>>>>>

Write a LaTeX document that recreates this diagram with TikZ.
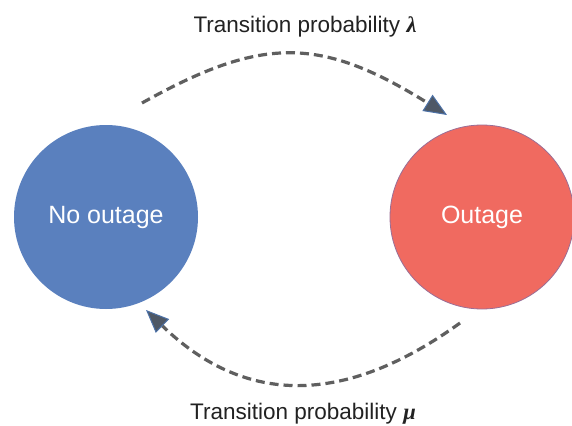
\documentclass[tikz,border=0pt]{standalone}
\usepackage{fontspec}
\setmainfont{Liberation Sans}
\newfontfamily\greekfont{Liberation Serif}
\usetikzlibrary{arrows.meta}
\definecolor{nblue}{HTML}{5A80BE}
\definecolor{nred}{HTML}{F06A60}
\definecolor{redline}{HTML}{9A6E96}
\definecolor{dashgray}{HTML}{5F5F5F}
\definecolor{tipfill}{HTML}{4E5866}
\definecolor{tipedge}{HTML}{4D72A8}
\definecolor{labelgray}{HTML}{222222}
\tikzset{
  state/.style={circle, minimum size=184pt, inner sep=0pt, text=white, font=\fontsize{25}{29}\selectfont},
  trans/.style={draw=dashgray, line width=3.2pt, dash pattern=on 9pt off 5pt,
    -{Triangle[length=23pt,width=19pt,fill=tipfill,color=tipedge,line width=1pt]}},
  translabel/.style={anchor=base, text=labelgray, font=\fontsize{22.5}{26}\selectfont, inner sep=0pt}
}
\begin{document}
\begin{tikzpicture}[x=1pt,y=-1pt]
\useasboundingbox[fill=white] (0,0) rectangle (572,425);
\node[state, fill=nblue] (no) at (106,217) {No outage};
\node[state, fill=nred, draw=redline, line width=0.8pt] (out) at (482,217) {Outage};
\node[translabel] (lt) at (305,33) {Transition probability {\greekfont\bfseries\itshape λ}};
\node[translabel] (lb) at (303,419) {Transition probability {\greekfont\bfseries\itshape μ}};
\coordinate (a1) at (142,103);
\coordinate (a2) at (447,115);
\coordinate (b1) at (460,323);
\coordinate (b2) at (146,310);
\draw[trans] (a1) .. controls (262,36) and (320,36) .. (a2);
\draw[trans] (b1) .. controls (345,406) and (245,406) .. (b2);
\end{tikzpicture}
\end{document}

<<<<<

**Short task:**
From start to finish, output the listing exactly, but omit its pictures.

**Task solution:**
Write a LaTeX document that recreates this diagram with TikZ.
\documentclass[tikz,border=0pt]{standalone}
\usepackage{fontspec}
\setmainfont{Liberation Sans}
\newfontfamily\greekfont{Liberation Serif}
\usetikzlibrary{arrows.meta}
\definecolor{nblue}{HTML}{5A80BE}
\definecolor{nred}{HTML}{F06A60}
\definecolor{redline}{HTML}{9A6E96}
\definecolor{dashgray}{HTML}{5F5F5F}
\definecolor{tipfill}{HTML}{4E5866}
\definecolor{tipedge}{HTML}{4D72A8}
\definecolor{labelgray}{HTML}{222222}
\tikzset{
  state/.style={circle, minimum size=184pt, inner sep=0pt, text=white, font=\fontsize{25}{29}\selectfont},
  trans/.style={draw=dashgray, line width=3.2pt, dash pattern=on 9pt off 5pt,
    -{Triangle[length=23pt,width=19pt,fill=tipfill,color=tipedge,line width=1pt]}},
  translabel/.style={anchor=base, text=labelgray, font=\fontsize{22.5}{26}\selectfont, inner sep=0pt}
}
\begin{document}
\begin{tikzpicture}[x=1pt,y=-1pt]
\useasboundingbox[fill=white] (0,0) rectangle (572,425);
\node[state, fill=nblue] (no) at (106,217) {No outage};
\node[state, fill=nred, draw=redline, line width=0.8pt] (out) at (482,217) {Outage};
\node[translabel] (lt) at (305,33) {Transition probability {\greekfont\bfseries\itshape λ}};
\node[translabel] (lb) at (303,419) {Transition probability {\greekfont\bfseries\itshape μ}};
\coordinate (a1) at (142,103);
\coordinate (a2) at (447,115);
\coordinate (b1) at (460,323);
\coordinate (b2) at (146,310);
\draw[trans] (a1) .. controls (262,36) and (320,36) .. (a2);
\draw[trans] (b1) .. controls (345,406) and (245,406) .. (b2);
\end{tikzpicture}
\end{document}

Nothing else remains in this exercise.